If you’ve seen any of my previous blog posts (over at Kotan Code) then you’ll know that I’ve had quite a bit of experience with graph databases, graph database design, and more specifically, experience with Neo4j.
Lately I’ve been thinking about different ways to solve some storage problems and again graph databases came up. My problem with Neo4j is that out of the box (the free version), it doesn’t scale horizontally and none of the enterprise features are available. Worse, the enterprise version costs a lot of money… like Microsoft enterprise money.
So when I went looking I stumbled accidentally on this server I’d never heard of before, OrientDB. Apparently it’s pretty huge in the EU but has yet to take the US the way Neo4j has. What I found intriguing about OrientDB is that it claims to be the best of all worlds: a document-oriented database to rival MongoDB, and a graph-oriented database to rival Neo4j, without having to make any sacrifices to accomplish this feat.
I’m a natural born skeptic and so when someone makes a claim like this, I have to investigate. It’s been my experience that when something claims to be the best of all worlds, the reality is they end up being mediocre at many things, having spread themselves too thin. The software usually feels awkward because you can’t really tell what it wants to do best; it suffers from split personality syndrome.
So you can operate in full schema, no schema, and hybrid/mixed schema modes. I opted for mixed schema, where I can choose the areas of tight enforcement and the areas that are loosely enforced or not enforced at all.
With OrientDB, you get two root classes (oh yeah, it’s got OO concepts like classes and inheritance, too…): the Vertex and the Edge. Seems pretty simple so far. I decided to go for a test domain of Interactive Fiction (remember Zork?!) where you’re essentially modeling an interactive book as a state tree with transitions between caused by player/reader choices. Seemed ideal for a sample graph, so I created two classes that inherit from Vertex: State and Examinable.
I could use their web GUI that looks as crisp and easy to use as Neo4j’s web GUI to graphically click around creating vertices and edges but I decided to do it in SQL to see what it felt like.
Here I create a vertex of class State and set two properties (both of which I’ve indicated are mandatory in the schema):
create vertex State set shortDescription = ‘Foyer’,
longDescription = ‘You find yourself in the foyer. There is a door heading north.’
After I’ve created a couple of state vertices, I can now create an edge. The SQL syntax for this is remarkably simple:
create edge Direction from #12:2 to #12:3 set name=’north’
Now I want to create a new Examinable vertex and I want to use edges coming from the state to the examinable with a noun, to allow for commands like “examine light” or “examine lamp”:
create vertex Examinable set description = ‘This is a lamp’
create edge Look from #12:2 to #15:0 set noun=’light’
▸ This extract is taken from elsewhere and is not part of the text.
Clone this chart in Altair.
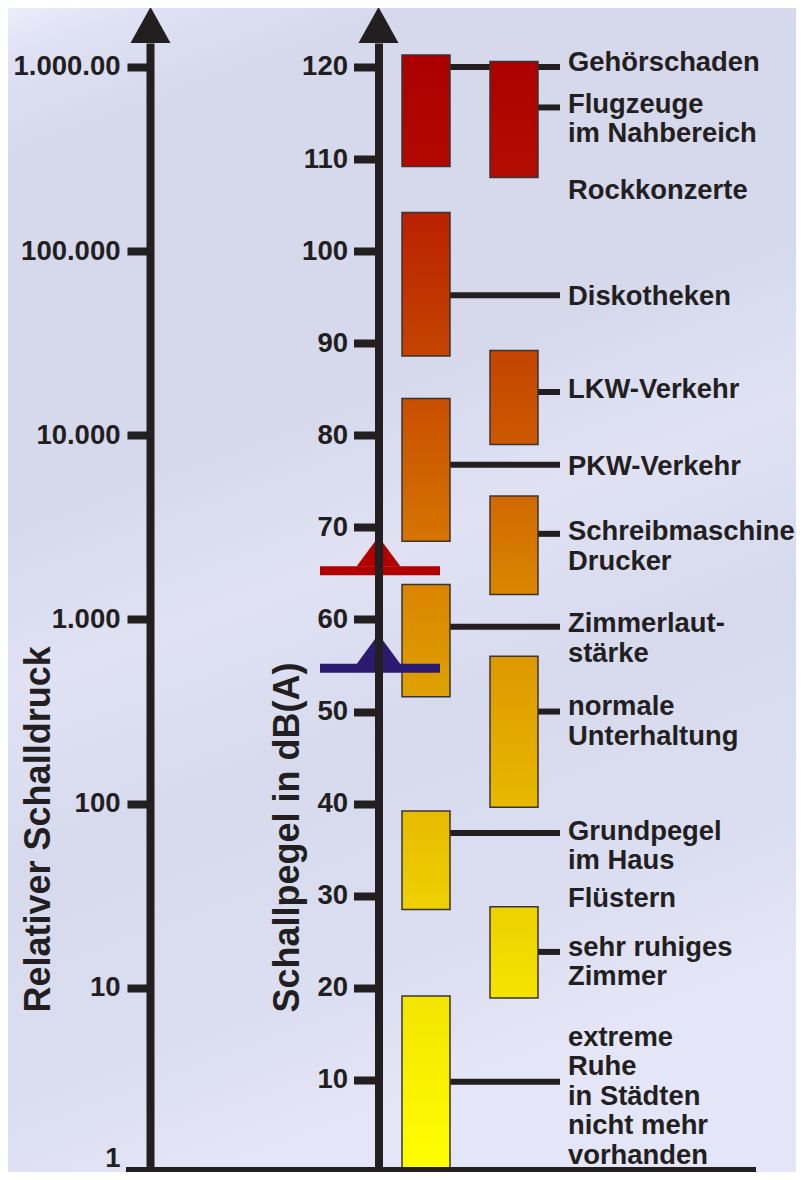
import altair as alt
import pandas as pd

# ---------------- data ----------------
# left column of level ranges (dB(A))
bar1_low = [109.2, 88.6, 68.5, 51.6, 28.5, 0.0]
bar1_high = [121.3, 104.2, 84.0, 63.8, 39.2, 19.1]
# right column of level ranges (dB(A))
bar2_low = [108.0, 79.0, 62.7, 39.6, 18.9]
bar2_high = [120.6, 89.2, 73.4, 56.0, 28.8]

# connector lines: level and the column they start from
connector_db = [120.0, 115.6, 95.2, 84.7, 76.8, 69.3, 59.2, 50.0, 36.8, 23.9, 9.8]
connector_col = [1, 2, 1, 2, 1, 2, 1, 2, 1, 2, 1]

label_text = [
    "Gehörschaden",
    "Flugzeuge\nim Nahbereich",
    "Rockkonzerte",
    "Diskotheken",
    "LKW-Verkehr",
    "PKW-Verkehr",
    "Schreibmaschine\nDrucker",
    "Zimmerlaut-\nstärke",
    "normale\nUnterhaltung",
    "Grundpegel\nim Haus",
    "Flüstern",
    "sehr ruhiges\nZimmer",
    "extreme\nRuhe\nin Städten\nnicht mehr\nvorhanden",
]
label_db = [119.6, 115.0, 105.7, 94.1, 84.0, 75.7, 68.6, 58.6, 49.6, 36.1, 28.8, 23.5, 13.7]

db_ticks = [10, 20, 30, 40, 50, 60, 70, 80, 90, 100, 110, 120]
pressure_db = [0, 20, 40, 60, 80, 100, 120]
pressure_labels = ["1", "10", "100", "1.000", "10.000", "100.000", "1.000.00"]

limit_db = [65.3, 54.7]
limit_color = ["#b00000", "#2b1b70"]

# ---------------- layout / style ----------------
PAD_L, PAD_T = 142, 35
W, H = 646, 1129
X_DOMAIN = [150, 796]
Y_MIN, Y_MAX = 0.0, 122.6
PX_PER_DB = H / (Y_MAX - Y_MIN)
LEFT_AXIS_X = 150.5
DB_AXIS_X = 378.5
COLS = {1: (402, 450), 2: (490, 538)}
CONN_END = 560
LABEL_X = 568
INK = "#231f20"
FONT = "Arial, Liberation Sans, sans-serif"
ARROW_DB = Y_MAX + 18 / PX_PER_DB

anchors = [(0, "#ffff00"), (19, "#f4e400"), (28, "#eed200"), (39, "#e7ba00"),
           (52, "#e0a000"), (64, "#d98400"), (68, "#d57600"), (84, "#c84e00"),
           (89, "#c44300"), (104, "#ba2200"), (109, "#b30800"), (122, "#ab0000")]


def _rgb(h):
    return [int(h[i:i + 2], 16) for i in (1, 3, 5)]


def col_at(db):
    for (d0, c0), (d1, c1) in zip(anchors[:-1], anchors[1:]):
        if d0 <= db <= d1:
            t = (db - d0) / (d1 - d0)
            a, b = _rgb(c0), _rgb(c1)
            return "#" + "".join(f"{round(x + (y - x) * t):02x}" for x, y in zip(a, b))
    return anchors[-1][1]


def grad(top, bottom):
    return alt.Gradient(
        gradient="linear", x1=0, x2=0, y1=0, y2=1,
        stops=[alt.GradientStop(color=col_at(top), offset=0),
               alt.GradientStop(color=col_at(bottom), offset=1)],
    )


xs = alt.Scale(domain=X_DOMAIN, nice=False, zero=False)
ys = alt.Scale(domain=[Y_MIN, Y_MAX], nice=False, zero=False)


def X(f):
    return alt.X(f, type="quantitative", scale=xs, axis=None)


def X2(f):
    return alt.X2(f)


def Y(f, axis=None):
    return alt.Y(f, type="quantitative", scale=ys, axis=axis)


common_axis = dict(
    grid=False, domainColor=INK, domainWidth=8, tickColor=INK, tickWidth=8,
    labelFont=FONT, labelFontSize=27.5, labelFontWeight="bold", labelColor=INK,
    labelOverlap=False, labelFlush=False,
    titleFont=FONT, titleFontSize=36, titleFontWeight="bold", titleColor=INK,
    titleAngle=270, titleAlign="left", titleBaseline="alphabetic",
    orient="left", zindex=2,
)

db_axis = alt.Axis(
    values=db_ticks, offset=-(DB_AXIS_X - X_DOMAIN[0]), tickSize=25, labelPadding=6,
    labelBaseline="middle",
    title="Schallpegel in dB(A)", titleX=298 - DB_AXIS_X, titleY=1012 - 43,
    **common_axis,
)

label_expr = " : ".join(
    f"datum.value == {v} ? '{t}'" for v, t in zip(pressure_db, pressure_labels)
) + " : ''"
pressure_axis = alt.Axis(
    values=pressure_db, offset=0, tickSize=23, labelPadding=7, labelExpr=label_expr,
    labelBaseline={"condition": {"test": f"datum.value == {pressure_db[0]}", "value": "bottom"},
                   "value": "middle"},
    title="Relativer Schalldruck", titleX=49.5 - LEFT_AXIS_X, titleY=1012 - 43,
    **common_axis,
)

# ---------------- layers ----------------
bg = alt.Chart(pd.DataFrame({"a": [0]})).mark_rect(
    fill=alt.Gradient(
        gradient="linear", x1=0, x2=0.25, y1=0, y2=1,
        stops=[alt.GradientStop(color="#eceefb", offset=0),
               alt.GradientStop(color="#dfe1f4", offset=0.04),
               alt.GradientStop(color="#d6d8ec", offset=0.12),
               alt.GradientStop(color="#d6d8ec", offset=0.42),
               alt.GradientStop(color="#e0e2f4", offset=0.55),
               alt.GradientStop(color="#d7d9ed", offset=0.7),
               alt.GradientStop(color="#dcdef1", offset=0.9),
               alt.GradientStop(color="#e4e6f7", offset=1)],
    )
).encode(x=alt.value(-PAD_L), x2=alt.value(W), y=alt.value(-PAD_T), y2=alt.value(H))

conn_df = pd.DataFrame({
    "db": connector_db,
    "x0": [COLS[c][1] for c in connector_col],
    "x1": [CONN_END] * len(connector_db),
})
connectors = alt.Chart(conn_df).mark_rule(color=INK, strokeWidth=6).encode(
    x=X("x0"), x2=X2("x1"), y=Y("db", db_axis)
)

bars = []
for col, lows, highs in ((1, bar1_low, bar1_high), (2, bar2_low, bar2_high)):
    for lo, hi in zip(lows, highs):
        d = pd.DataFrame({"lo": [lo], "hi": [hi], "x0": [COLS[col][0]], "x1": [COLS[col][1]]})
        bars.append(
            alt.Chart(d).mark_rect(fill=grad(hi, lo), stroke="#3b3434", strokeWidth=1.5).encode(
                x=X("x0"), x2=X2("x1"), y=Y("hi"), y2=alt.Y2("lo")
            )
        )

base_df = pd.DataFrame({"db": [pressure_db[0]], "x0": [126], "x1": [756]})
base_line = alt.Chart(base_df).mark_rule(color=INK, strokeWidth=8, yOffset=-1).encode(
    x=X("x0"), x2=X2("x1"), y=Y("db", pressure_axis)
)

arrow_df = pd.DataFrame({"x": [LEFT_AXIS_X, DB_AXIS_X], "db": [ARROW_DB, ARROW_DB]})
arrows = alt.Chart(arrow_df).mark_point(
    shape="M0,-0.9L1,0.9L-1,0.9Z", filled=True, size=1600, color=INK, opacity=1, strokeWidth=0
).encode(x=X("x"), y=Y("db"))

lim_df = pd.DataFrame({"db": limit_db, "c": limit_color, "x0": [320, 320], "x1": [440, 440],
                       "xm": [DB_AXIS_X, DB_AXIS_X]})
limit_lines = alt.Chart(lim_df).mark_rule(strokeWidth=9).encode(
    x=X("x0"), x2=X2("x1"), y=Y("db"), color=alt.Color("c:N", scale=None, legend=None)
)
limit_tri = alt.Chart(lim_df).mark_point(
    shape="M0,-0.68L1,0.68L-1,0.68Z", filled=True, size=1936, opacity=1, strokeWidth=0, yOffset=-19
).encode(x=X("xm"), y=Y("db"), color=alt.Color("c:N", scale=None, legend=None))

lab_df = pd.DataFrame({"t": label_text, "db": label_db, "x": [LABEL_X] * len(label_text)})
labels = alt.Chart(lab_df).mark_text(
    align="left", baseline="alphabetic", lineBreak="\n", lineHeight=29.5,
    font=FONT, fontSize=27.4, fontWeight="bold", color=INK,
).encode(x=X("x"), y=Y("db"), text="t:N")

chart = alt.layer(
    bg, connectors, *bars, base_line, arrows, limit_tri, limit_lines, labels
).resolve_axis(y="independent").properties(
    width=W, height=H,
    padding={"left": PAD_L, "top": PAD_T, "right": 0, "bottom": 0},
    autosize=alt.AutoSizeParams(type="none"),
    background="#d7d9ed",
).configure_view(stroke=None)

chart.save("out.html", embed_options={"renderer": "svg", "actions": False})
create edge Look from #12:2 to #15:0 set noun=’lamp’
So now in my hypothetical interactive fiction game engine, if I want to gather up the list of things that can be looked at from the current state, I can just use a query like the following:
select noun from (traverse out_Look from #12:2) where @class=”Look”
The traverse command does what you think — follows a link or edge in a given direction (in my case “out”). When you traverse, one of the fields included in the traversal is the class of the edge traveled, exposed as the @class field.
So now let’s assume someone enters “examine lamp” either by typing it or, if they’re on a mobile device, maybe they used a radial menu where the nouns were populated with my previous query. To get the description of the light, I need to traverse out on the “Look” edge, filter my results where the noun is “lamp”, and then grab the description from that. The query looks like this:
select description from (
traverse in from (
select * from (traverse out_Look from #12:2) where noun=’lamp’
)) where @class=’Examinable’
So this looks a little awkward, especially when compared to the ASCII art elegant of some Cypher queries I’ve written for Neo4j. But it’s still somewhat easy to follow if you work outward from the inside query.
First, I grab everything from traversing the “Look” outbound edges that have the noun of “lamp”. Then, I traverse the in link from that (edges have an out and an in, the trick is figuring out which to use when) which will get me the examinable vertex I want. I have to filter to include just the examinable vertices because in any OrientDB traversal, the origin/root node is always included so I have to skim that back off the top when I’m done in order to get the description I want.
Overall I’m impressed with OrientDB and its performance metrics look pretty amazing, either on par with or better than Neo4j. I am using the SQL syntax but I’ve only had a few hours of exposure so I’m betting the above query could be refactored into something more elegant by people who know more idiomatic ways of doing things.
I’m definitely going to continue looking into OrientDB as an alternative to Neo4j, especially given the control over schema enforcement, the object inheritance model that translates directly to binding to Java POJOs using the OrientDB API (OrientDB is written in Java), and obviously the price.